Most of the time, the product and engineering teams here at Grubhub build new features, pay down tech debt, and improve support systems through an agile, but very organized, initiative process. “We set quarterly goals at a company level and let the teams execute,” said Maria Belousova, Grubhub’s CTO. “For the most part, this is a really good process. That’s how prioritization works, right? But it’s often that people have ideas or they desire to try something that doesn’t completely fit in the initiative framework. Fundamentally, a hackathon gives people an opportunity to work on something that they believe in but have a hard time scheduling outside of the normal day-to-day workstream.” Our hackathon was a chance for the people who build Grubhub to take time away from their deliverables, releases, and KPIs, and turn towards their personal wishlists. All regular sprints and meetings were put on hold. We were asked to put our creative hats on, think outside of the box, and innovate.

“We’re a creative bunch of people and a hackathon provides an outlet that allows us to express that creativity in a different way,” said Matt Sage, Director, Product Management. “It gives teams a chance to solve problems when you can’t always see a complete link between why solving that problem is important to the general Grubhub business.”

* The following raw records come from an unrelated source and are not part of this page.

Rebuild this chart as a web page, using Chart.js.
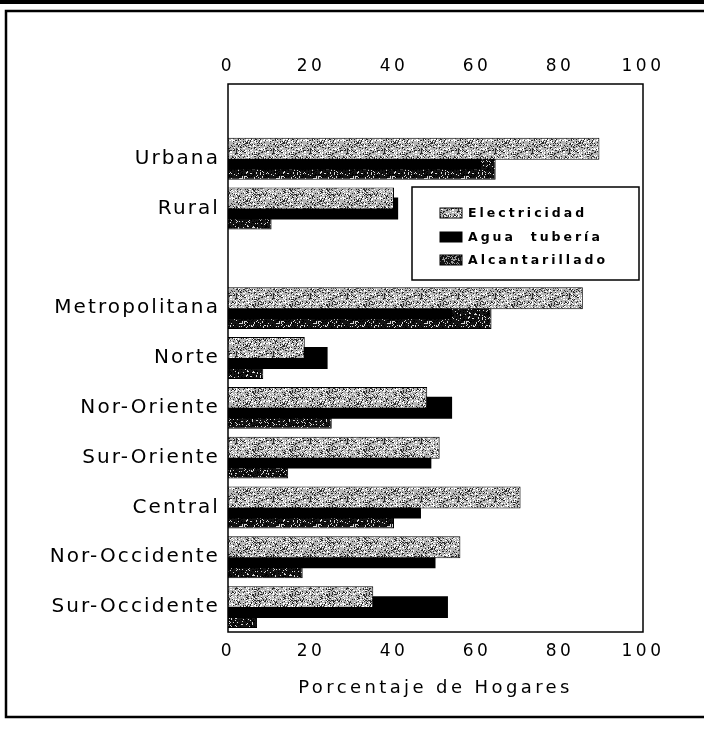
<!DOCTYPE html>
<html lang="es">
<head>
<meta charset="UTF-8">
<title>Porcentaje de Hogares</title>
<script src="https://cdn.jsdelivr.net/npm/chart.js"></script>
<style>
  html, body { margin: 0; padding: 0; background: #fff; }
  #wrap { width: 704px; height: 732px; }
</style>
</head>
<body>
<div id="wrap"><canvas id="chart"></canvas></div>
<script>
// categories (blank entries are the empty rows of the original)
const categories = ['', 'Urbana', 'Rural', '', 'Metropolitana', 'Norte', 'Nor-Oriente',
                    'Sur-Oriente', 'Central', 'Nor-Occidente', 'Sur-Occidente'];
const electricidad   = [null, 89.5, 40, null, 85.5, 18.5, 48, 51, 70.5, 56, 35];
const aguaTuberia    = [null, 61, 41, null, 54, 24, 54, 49, 46.5, 50, 53];
const alcantarillado = [null, 64.5, 10.5, null, 63.5, 8.5, 25, 14.5, 40, 18, 7];
const xTicks = [0, 20, 40, 60, 80, 100];

Chart.defaults.font.family = "'DejaVu Sans', 'Liberation Sans', sans-serif";
Chart.defaults.color = '#000';

// letter spacing per scale, the scanned text is very wide
const spacing = { y: '2.1px', x: '3.5px', x2: '3.5px', title: '3.4px' };

// speckled fill like the scanned halftone
function speckle(base, light, dark, pLight, pDark, seed) {
  const c = document.createElement('canvas');
  c.width = 37; c.height = 29;
  const g = c.getContext('2d');
  g.fillStyle = base;
  g.fillRect(0, 0, c.width, c.height);
  for (let y = 0; y < c.height; y++) {
    for (let x = 0; x < c.width; x++) {
      let h = (x * 374761393 + y * 668265263 + seed * 2246822519) | 0;
      h = Math.imul(h ^ (h >>> 13), 1274126177);
      const r = ((h ^ (h >>> 16)) >>> 0) / 4294967296;
      if (r < pDark) { g.fillStyle = dark; g.fillRect(x, y, 1, 1); }
      else if (r > 1 - pLight) { g.fillStyle = light; g.fillRect(x, y, 1, 1); }
    }
  }
  return g.createPattern(c, 'repeat');
}

const ctx = document.getElementById('chart').getContext('2d');
const elecFill = speckle('#b4b4b4', '#ffffff', '#2a2a2a', 0.2, 0.2, 3);
const alcFill = speckle('#141414', '#d8d8d8', '#000000', 0.12, 0.2, 7);
const alcFill2 = speckle('#141414', '#9a9a9a', '#000000', 0.3, 0.0, 11);

function spaced(fn, sp) {
  return function (...args) {
    const c = this.ctx, prev = c.letterSpacing;
    c.letterSpacing = sp;
    fn.apply(this, args);
    c.letterSpacing = prev;
  };
}

const frame = {
  id: 'frame',
  beforeDraw(chart) {
    Object.values(chart.scales).forEach(s => {
      if (s._spaced) return;
      s.drawLabels = spaced(s.drawLabels, spacing[s.id] || '0px');
      s.drawTitle = spaced(s.drawTitle, spacing.title);
      s._spaced = true;
    });
    const c = chart.ctx;
    c.save();
    c.fillStyle = '#000';
    c.fillRect(0, 0, chart.width, 4);
    c.strokeStyle = '#000';
    c.lineWidth = 2.5;
    c.strokeRect(6, 11, chart.width + 20, 706);
    c.restore();
  },
  afterDatasetsDraw(chart) {
    const a = chart.chartArea, c = chart.ctx;
    c.save();
    c.strokeStyle = '#000';
    c.lineWidth = 1.5;
    c.strokeRect(a.left, a.top, a.right - a.left, a.bottom - a.top);
    c.restore();
  },
  afterDraw(chart) {
    const c = chart.ctx;
    c.save();
    c.fillStyle = '#fff';
    c.fillRect(412, 187, 227, 93);
    c.strokeStyle = '#000';
    c.lineWidth = 1.5;
    c.strokeRect(412, 187, 227, 93);
    c.font = "bold 12.5px 'DejaVu Sans', sans-serif";
    c.letterSpacing = '3px';
    c.textBaseline = 'middle';
    const rows = [213, 237, 260];
    chart.data.datasets.forEach((ds, i) => {
      c.fillStyle = ds.legendFill || ds.backgroundColor;
      c.fillRect(440, rows[i] - 5, 22, 10);
      c.strokeStyle = '#000';
      c.lineWidth = 1;
      c.strokeRect(440, rows[i] - 5, 22, 10);
      c.fillStyle = '#000';
      c.fillText(ds.label, 468, rows[i] + 1);
    });
    c.restore();
  }
};

new Chart(ctx, {
  type: 'bar',
  data: {
    labels: categories,
    datasets: [
      { label: 'Electricidad', data: electricidad, backgroundColor: elecFill,
        borderColor: '#000', borderWidth: 1 },
      { label: 'Agua  tubería', data: aguaTuberia, backgroundColor: '#000',
        borderWidth: 0 },
      { label: 'Alcantarillado', data: alcantarillado, backgroundColor: alcFill,
        legendFill: alcFill2, borderColor: '#000', borderWidth: 1 }
    ]
  },
  options: {
    indexAxis: 'y',
    responsive: true,
    maintainAspectRatio: false,
    animation: false,
    barPercentage: 2.2,
    categoryPercentage: 0.6,
    layout: { padding: { left: 0, right: 61, top: 0, bottom: 0 } },
    plugins: { legend: { display: false }, tooltip: { enabled: false } },
    scales: {
      y: {
        grid: { display: false, drawTicks: false },
        border: { display: false },
        ticks: { autoSkip: false, padding: 8, font: { size: 20 } },
        afterFit(s) { s.width = 228; }
      },
      x: {
        position: 'bottom', min: 0, max: 100,
        grid: { display: false, drawTicks: false },
        border: { display: false },
        ticks: { padding: 9, maxRotation: 0, font: { size: 17 } },
        afterBuildTicks(s) { s.ticks = xTicks.map(v => ({ value: v })); },
        title: { display: true, text: 'Porcentaje de Hogares', font: { size: 18 },
                 padding: { top: 0, bottom: 33 } },
        afterFit(s) { s.height = 100; }
      },
      x2: {
        axis: 'x', position: 'top', min: 0, max: 100,
        grid: { display: false, drawTicks: false },
        border: { display: false },
        ticks: { padding: 7, maxRotation: 0, font: { size: 17 } },
        afterBuildTicks(s) { s.ticks = xTicks.map(v => ({ value: v })); },
        afterFit(s) { s.height = 84; }
      }
    }
  },
  plugins: [frame]
});
</script>
</body>
</html>
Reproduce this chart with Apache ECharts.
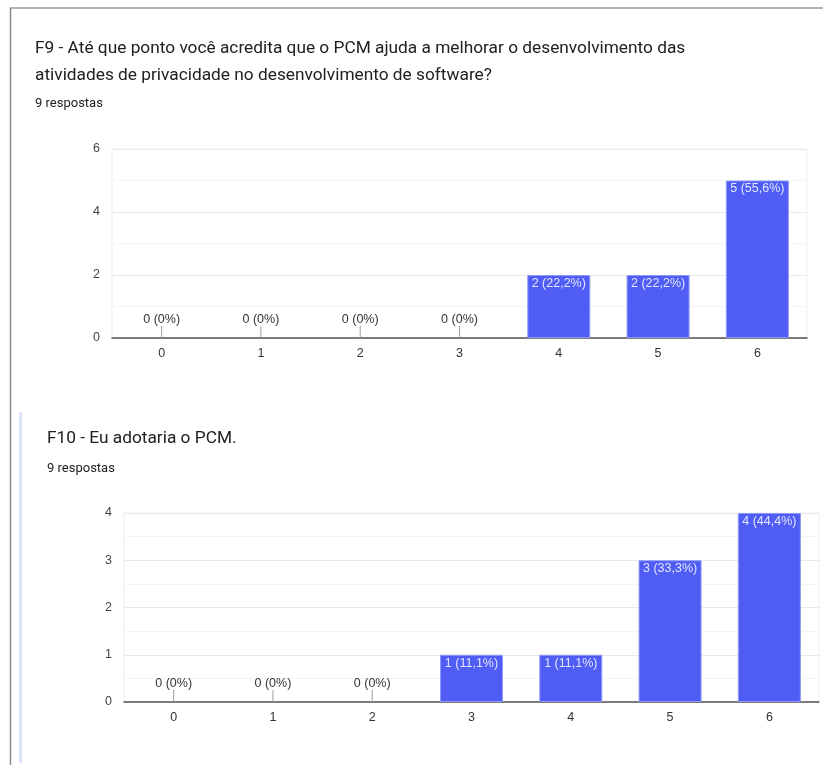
<!DOCTYPE html>
<html>
<head>
<meta charset="utf-8">
<style>
  html, body { margin: 0; padding: 0; background: #ffffff; }
  #chart { width: 823px; height: 765px; }
</style>
<script src="https://cdn.jsdelivr.net/npm/echarts@6/dist/echarts.min.js"></script>
</head>
<body>
<div id="chart"></div>
<script>
// Scale points (0–6) shared by both questions
const categories = ['0', '1', '2', '3', '4', '5', '6'];

// F9 answer counts per scale point
const f9Counts = [0, 0, 0, 0, 2, 2, 5];
const f9Total = 9;
const f9Ticks = [0, 2, 4, 6];

// F10 answer counts per scale point
const f10Counts = [0, 0, 0, 1, 1, 3, 4];
const f10Total = 9;
const f10Ticks = [0, 1, 2, 3, 4];

const f9Title = 'F9 - Até que ponto você acredita que o PCM ajuda a melhorar o desenvolvimento das\natividades de privacidade no desenvolvimento de software?';
const f10Title = 'F10 - Eu adotaria o PCM.';
const f9Subtitle = f9Total + ' respostas';
const f10Subtitle = f10Total + ' respostas';

const BAR = '#4f5df5';
const TITLE_FONT = 'Roboto, "Noto Sans", sans-serif';
const FONT = '"Liberation Sans", Arial, sans-serif';

function pctLabel(v, total) {
  if (v === 0) return '0 (0%)';
  return v + ' (' + (v / total * 100).toFixed(1).replace('.', ',') + '%)';
}

function barSeries(counts, total, axisIndex) {
  return {
    type: 'bar',
    xAxisIndex: axisIndex,
    yAxisIndex: axisIndex,
    barWidth: 63,
    data: counts.map(v => ({
      value: v,
      itemStyle: v === 0 ? { borderWidth: 0 } : {},
      label: v === 0
        ? { position: 'top', distance: 12, color: '#333333' }
        : { position: 'insideTop', distance: 2, color: '#e3e6ff' }
    })),
    itemStyle: { color: BAR, borderColor: '#8e98f8', borderWidth: 1 },
    label: {
      show: true,
      fontFamily: FONT,
      fontSize: 12.5,
      formatter: p => pctLabel(p.value, total)
    },
    silent: true
  };
}

// short stems from zero-value labels down to the axis
function stemSeries(counts, axisIndex) {
  return {
    type: 'custom',
    xAxisIndex: axisIndex,
    yAxisIndex: axisIndex,
    silent: true,
    z: 1,
    data: counts.map((v, i) => [i, v]),
    renderItem: (params, api) => {
      if (api.value(1) !== 0) return null;
      const p = api.coord([api.value(0), 0]);
      return {
        type: 'line',
        shape: { x1: p[0], y1: p[1], x2: p[0], y2: p[1] - 12 },
        style: { stroke: '#9e9e9e', lineWidth: 1 }
      };
    }
  };
}

function xAxis(gridIndex) {
  return {
    type: 'category',
    gridIndex,
    data: categories,
    axisTick: { show: false },
    axisLine: { lineStyle: { color: '#555555', width: 1.5 } },
    axisLabel: { color: '#333333', fontSize: 12.5, fontFamily: FONT, margin: 9 }
  };
}

function yAxis(gridIndex, ticks) {
  return {
    type: 'value',
    gridIndex,
    min: ticks[0],
    max: ticks[ticks.length - 1],
    interval: ticks[1] - ticks[0],
    axisLine: { show: false },
    axisTick: { show: false },
    axisLabel: { color: '#444444', fontSize: 12.5, fontFamily: FONT, margin: 12 },
    splitLine: { lineStyle: { color: '#e9e9e9' } },
    minorTick: { show: false, splitNumber: 2 },
    minorSplitLine: { show: true, lineStyle: { color: '#f4f4f4' } }
  };
}

const chart = echarts.init(document.getElementById('chart'), null, { renderer: 'canvas' });

const titleStyle = { fontFamily: TITLE_FONT, fontSize: 17.3, fontWeight: 'normal', color: '#202124', lineHeight: 27 };
const subStyle = { fontFamily: TITLE_FONT, fontSize: 13, fontWeight: 'normal', color: '#202124', lineHeight: 15 };

chart.setOption({
  backgroundColor: '#ffffff',
  animation: false,
  title: [
    {
      text: f9Title,
      subtext: f9Subtitle,
      left: 35, top: 35,
      padding: 0,
      itemGap: 7,
      textStyle: titleStyle,
      subtextStyle: subStyle
    },
    {
      text: f10Title,
      subtext: f10Subtitle,
      left: 47, top: 425,
      padding: 0,
      itemGap: 9,
      textStyle: titleStyle,
      subtextStyle: subStyle
    }
  ],
  grid: [
    { left: 112, right: 16, top: 149, height: 189, show: true, borderColor: '#eeeeee', borderWidth: 1 },
    { left: 124, right: 4, top: 513, height: 189, show: true, borderColor: '#eeeeee', borderWidth: 1 }
  ],
  xAxis: [xAxis(0), xAxis(1)],
  yAxis: [yAxis(0, f9Ticks), yAxis(1, f10Ticks)],
  series: [
    barSeries(f9Counts, f9Total, 0),
    stemSeries(f9Counts, 0),
    barSeries(f10Counts, f10Total, 1),
    stemSeries(f10Counts, 1)
  ],
  graphic: [
    // page frame
    { type: 'line', shape: { x1: 10, y1: 8, x2: 823, y2: 8 }, style: { stroke: '#9a9a9a', lineWidth: 1.5 } },
    { type: 'line', shape: { x1: 10.5, y1: 8, x2: 10.5, y2: 765 }, style: { stroke: '#8a8a8a', lineWidth: 1.5 } },
    // highlighted section marker of the second card
    { type: 'rect', shape: { x: 19, y: 412, width: 3, height: 351 }, style: { fill: '#dde5fb' } }
  ]
});
</script>
</body>
</html>
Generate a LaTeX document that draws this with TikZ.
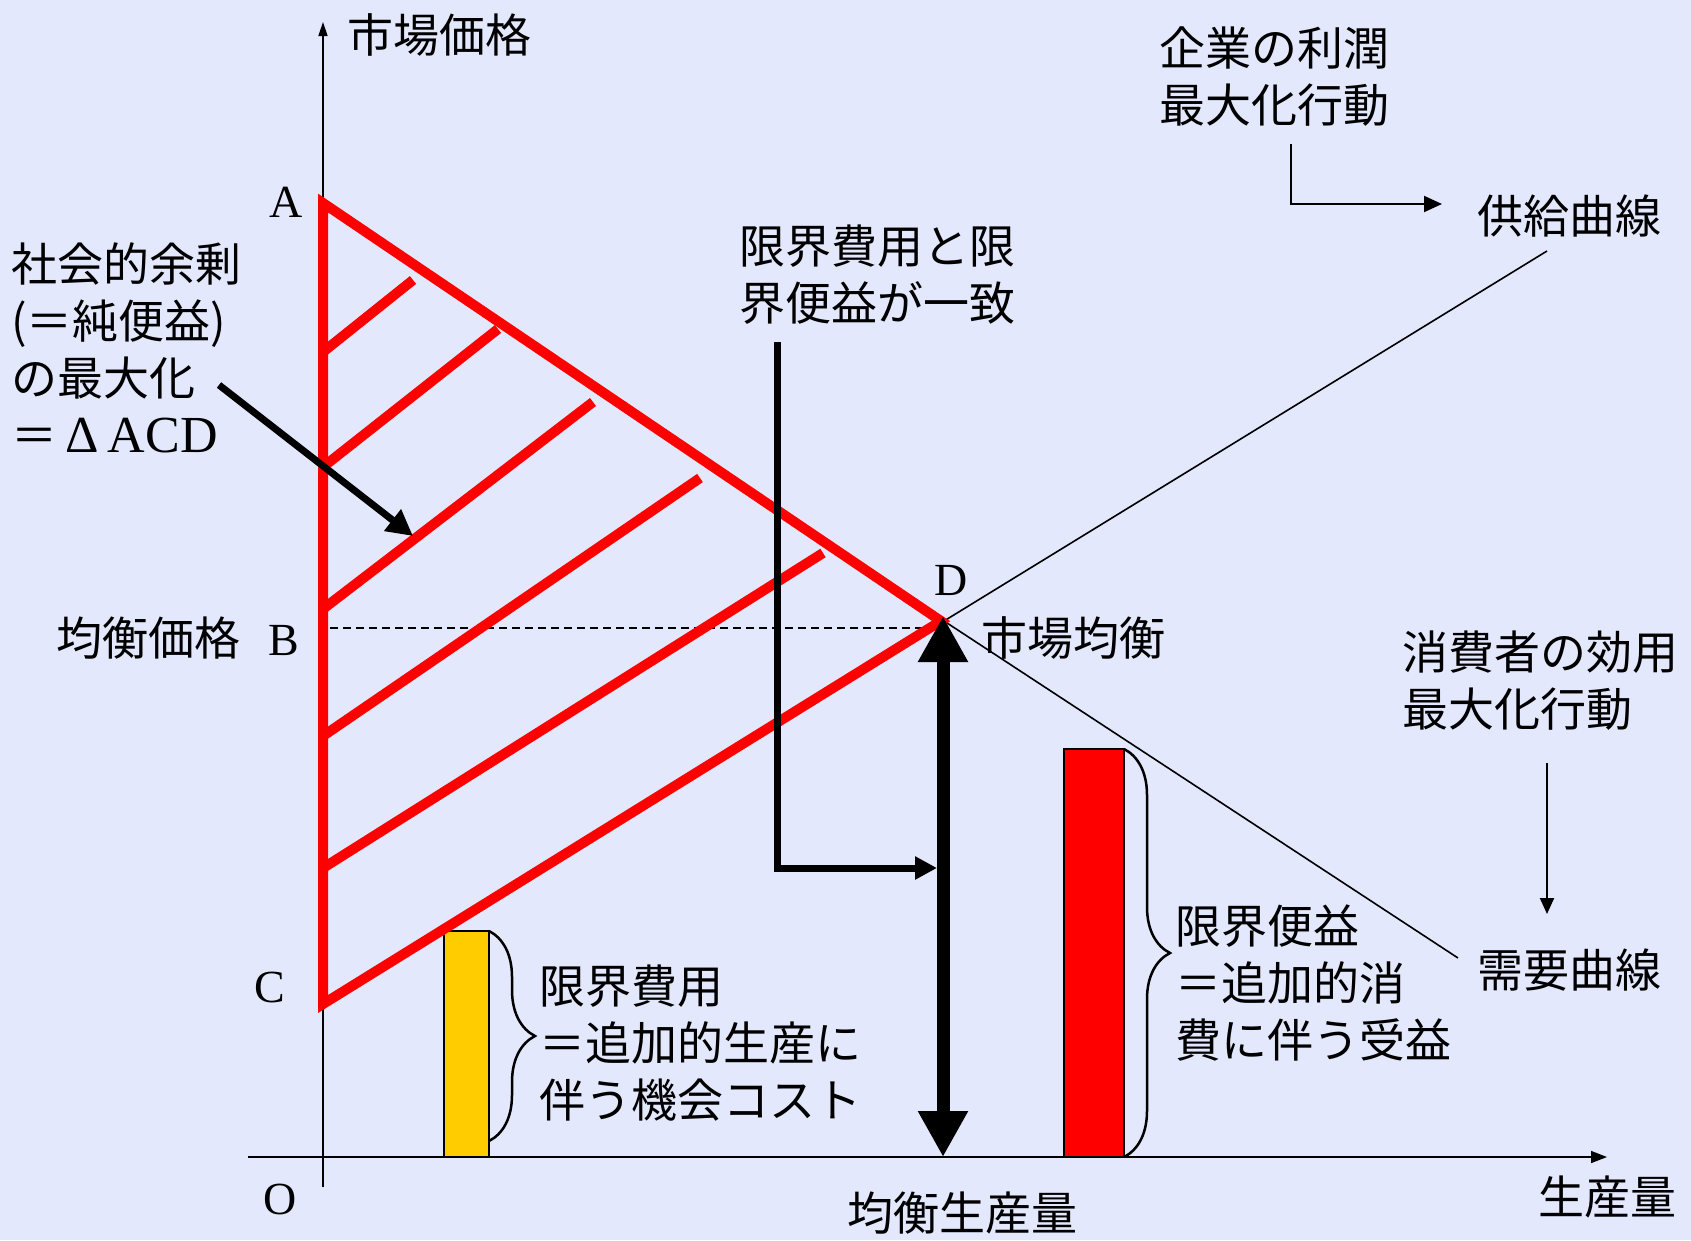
\documentclass[tikz,border=0pt]{standalone}
\usepackage{fontspec}
\setmainfont{Liberation Serif}
\newfontfamily\jp{Noto Sans CJK JP}
\usetikzlibrary{arrows.meta,decorations.pathreplacing}
\definecolor{bgc}{RGB}{227,232,252}
\definecolor{bary}{RGB}{255,204,0}
\definecolor{redc}{RGB}{255,0,0}
\begin{document}
\begin{tikzpicture}[x=1pt,y=-1pt,
  jt/.style={font=\jp\fontsize{46}{57}\selectfont, inner sep=0pt, anchor=west, align=left},
  lt/.style={font=\fontsize{46}{55}\selectfont, inner sep=0pt},
  redline/.style={draw=redc, line width=10pt, line join=miter},
  thinline/.style={line width=1.6pt},
  thickblk/.style={line width=7pt},
  bracestyle/.style={line width=2.5pt, decorate, decoration={brace, amplitude=46pt}}]
\fill[bgc] (0,0) rectangle (1691,1240);
\useasboundingbox (0,0) rectangle (1691,1240);

% key points
\coordinate (A) at (323,203);
\coordinate (C) at (323,1004);
\coordinate (D) at (941,621);
\coordinate (E) at (944,621);
\coordinate (Ytop) at (323,22);
\coordinate (Ybot) at (323,1187);
\coordinate (Xl) at (248,1157);
\coordinate (Xr) at (1607,1157);
\coordinate (Send) at (1547,251);
\coordinate (Dend) at (1458,958);
\coordinate (Bl) at (330,628);
\coordinate (Br) at (937,628);

% axes
\draw[thinline,-{Triangle[length=14pt,width=9pt]}] (Ybot) -- (Ytop);
\draw[thinline,-{Triangle[length=16pt,width=12pt]}] (Xl) -- (Xr);

% dashed equilibrium price
\draw[line width=1.5pt, dash pattern=on 8pt off 5pt] (Bl) -- (Br);

% supply and demand curves
\draw[thinline] (E) -- (Send);
\draw[thinline] (E) -- (Dend);

% bars
\draw[fill=bary, line width=2pt] (444,931) rectangle (489,1157);
\draw[fill=redc, line width=2pt] (1064,749) rectangle (1124,1157);

% braces
\coordinate (ybT) at (489,931);
\coordinate (ybB) at (489,1141);
\coordinate (rbT) at (1124,749);
\coordinate (rbB) at (1124,1157);
\draw[bracestyle] (ybT) -- (ybB);
\draw[bracestyle] (rbT) -- (rbB);

% red triangle and hatching
\draw[redline] (A) -- (D) -- (C) -- cycle;
\draw[redline] (323,352) -- (413,280);
\draw[redline] (323,467) -- (498,329);
\draw[redline] (323,609) -- (593,402);
\draw[redline] (323,736) -- (700,478);
\draw[redline] (323,868) -- (823,553);

% black arrows
\coordinate (la1) at (219,385);
\coordinate (la2) at (413,536);
\draw[thickblk,-{Triangle[length=26pt,width=26pt]}] (la1) -- (la2);
\coordinate (m1) at (777,342);
\coordinate (m2) at (777,868);
\coordinate (m3) at (937,868);
\draw[thickblk,line join=miter,-{Triangle[length=22pt,width=22pt]}] (m1) -- (m2) -- (m3);
\coordinate (qb) at (943,1157);
\coordinate (qt) at (943,616);
\draw[line width=13pt,{Triangle[length=46pt,width=47pt]}-{Triangle[length=46pt,width=47pt]}] (qb) -- (qt);

\coordinate (f1) at (1291,144);
\coordinate (f2) at (1291,204);
\coordinate (f3) at (1442,204);
\draw[line width=2pt,-{Triangle[length=18pt,width=16pt]}] (f1) -- (f2) -- (f3);
\coordinate (c1) at (1547,763);
\coordinate (c2) at (1547,914);
\draw[line width=2pt,-{Triangle[length=16pt,width=14pt]}] (c1) -- (c2);

% texts
\node[jt] (tPrice) at (347,35) {市場価格};
\node[lt] (lA) at (286,202) {A};
\node[jt] (tSurplus) at (11,348) {社会的余剰\\(＝純便益)\\の最大化\\＝{\rmfamily\fontsize{52}{57}\selectfont\,Δ\,ACD}};
\node[jt] (tBeq) at (56,638) {均衡価格};
\node[lt] (lB) at (284,640) {B};
\node[lt] (lC) at (270,987) {C};
\node[lt] (lO) at (280,1199) {O};
\node[jt] (tMatch) at (739,275) {限界費用と限\\界便益が一致};
\node[jt] (tFirm) at (1159,77) {企業の利潤\\最大化行動};
\node[jt] (tSupply) at (1477,216) {供給曲線};
\node[lt] (lD) at (951,580) {D};
\node[jt] (tEq) at (981,638) {市場均衡};
\node[jt] (tCons) at (1402,681) {消費者の効用\\最大化行動};
\node[jt] (tDemand) at (1477,970) {需要曲線};
\node[jt] (tMB) at (1175,983) {限界便益\\＝追加的消\\費に伴う受益};
\node[jt] (tMC) at (539,1043) {限界費用\\＝追加的生産に\\伴う機会コスト};
\node[jt,anchor=center] (tQeq) at (962,1213) {均衡生産量};
\node[jt,anchor=center] (tQ) at (1607,1197) {生産量};
\end{tikzpicture}
\end{document}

For years, we had talked about running a hackathon, but the timing never seemed right. “We really decided we were going to do the weeklong hackathon I’d say sixty days out,” said Sanjay Uttam, Senior Director, Software Engineering. “We were just waiting until it made sense. We had some big projects wrapping up, especially in my org. We didn’t want to increase the latency, so we landed on doing it the week before the Fourth of July.”

Sixty days isn’t much time to plan a hackathon for over one thousand people located across six offices, plus remote employees. Clark Malmgren, our Senior Director of Software Engineering, previously worked at a company with a strong hackathon culture and so had some understanding of what it takes to pull an event like this together. “But that was just one office in the Valley,” he said. “For us to coordinate across six offices — and one that’s international — this was, quite frankly, on a much bigger scale.”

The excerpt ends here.